For the P.A., Hylenski is once again using Meyer Sound, “but mostly based on point-source boxes like standard UPQ trapezoid boxes, which is a fantastic sounding speaker,” he says. “We’ve got quite a few of those in the room, and low-end is all Meyer 900 LFC. The delays are Meyer’s new ULTRA-X20s.”

There are some Meyer Leopard line arrays for the mezzanine and balcony coverage. But box seats close to the proscenium prevented using a line array or getting speaker positioning exactly where he would want it.

“Stage-wise, it’s a little smaller than we would have wanted, because it’s quite a big show,” Hylenski adds. “It’s a big little show. There’s a lot of scenery, and Derek [McLane] has done a great job of trying to fit everything in there. But backstage is very, very tight, and the way the show fits into the proscenium is very tight as well. We didn’t really have much room to bring the P.A. in at all and work around these boxes.
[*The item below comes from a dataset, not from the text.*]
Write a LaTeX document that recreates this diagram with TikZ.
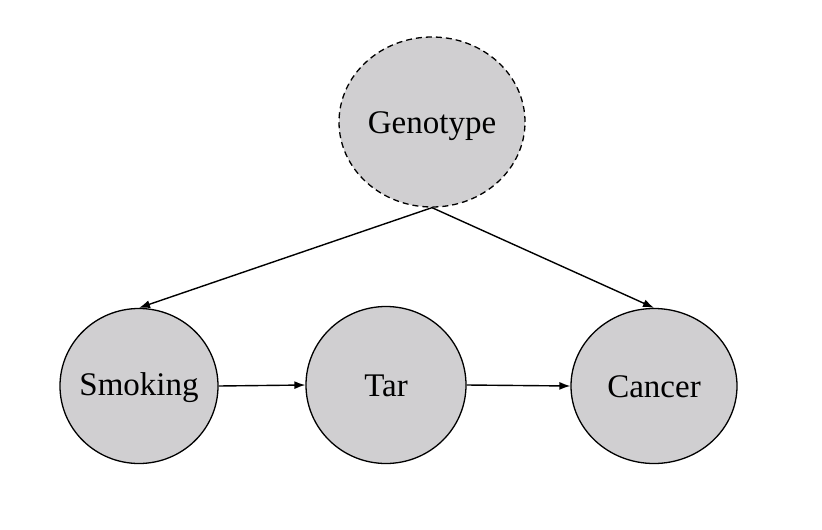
\documentclass[tikz,border=0pt]{standalone}
\usepackage{fontspec}
\setmainfont{Liberation Serif}
\usetikzlibrary{arrows.meta,shapes.geometric}
\definecolor{nodegray}{RGB}{208,207,209}
\begin{document}
\begin{tikzpicture}[x=1pt,y=-1pt,
  var/.style={ellipse,draw=black,line width=1.3pt,fill=nodegray,inner sep=0pt,font=\fontsize{33}{38}\selectfont},
  lbl/.style={font=\fontsize{33}{38}\selectfont,inner sep=0pt},
  conn/.style={line width=1.4pt,-{Latex[length=11pt,width=8pt]}}]
\useasboundingbox (0,0) rectangle (822,530);
\node[var,dashed,dash pattern=on 6pt off 4pt,minimum width=186pt,minimum height=170pt] (g) at (432,122) {};
\node[var,minimum width=158pt,minimum height=155pt] (s) at (139,386) {};
\node[var,minimum width=160pt,minimum height=157pt] (t) at (386,385) {};
\node[var,minimum width=166pt,minimum height=155pt] (c) at (654,386) {};
\node[lbl] (gl) at ([yshift=-4pt]g.center) {Genotype};
\node[lbl] (sl) at ([yshift=-2pt]s.center) {Smoking};
\node[lbl] (tl) at ([yshift=-1pt]t.center) {Tar};
\node[lbl] (cl) at ([yshift=-1pt]c.center) {Cancer};
\draw[conn] (g.south) -- (s.north);
\draw[conn] (g.south) -- (c.north);
\draw[conn] (s.east) -- (t.west);
\draw[conn] (t.east) -- (c.west);
\end{tikzpicture}
\end{document}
We had to choose speakers that would fit around the architecture.”

Another Challenge

The Bernard B. Jacobs Theatre itself presents its own challenges. “The theater is not that large, yet it’s very reverberant,” notes Hylenski. “It doesn’t have many absorbing surfaces in the room — especially upstairs. It’s sort of like Grand Central, so trying to do this show in a room like that is challenging. It’s not forgiving in terms of reflections. The back wall is a hard plaster parabolic reflector. The sidewalls are hard plaster, upstairs has vaulted plaster ceilings and parallel plaster walls,” he says.

“As much as I’d like to walk in and put up any P.A. I want and the room will be pretty sounding, this is tough because the harder you push, a lot of midrange comes back off the walls. That was a battle, trying to keep the show sounding smooth while pushing enough level into the room to make it exciting. What you put in is always affected by the acoustics.”

Yet Hylenski’s sound design succeeds on all levels. “It’s amazing. His sound design is wonderful,” says composer/co-lyricist Tom Kitt. “It’s clear, it rocks, it serves the tone and the music. You always hear the lyrics. I think he’s done an extraordinary job.”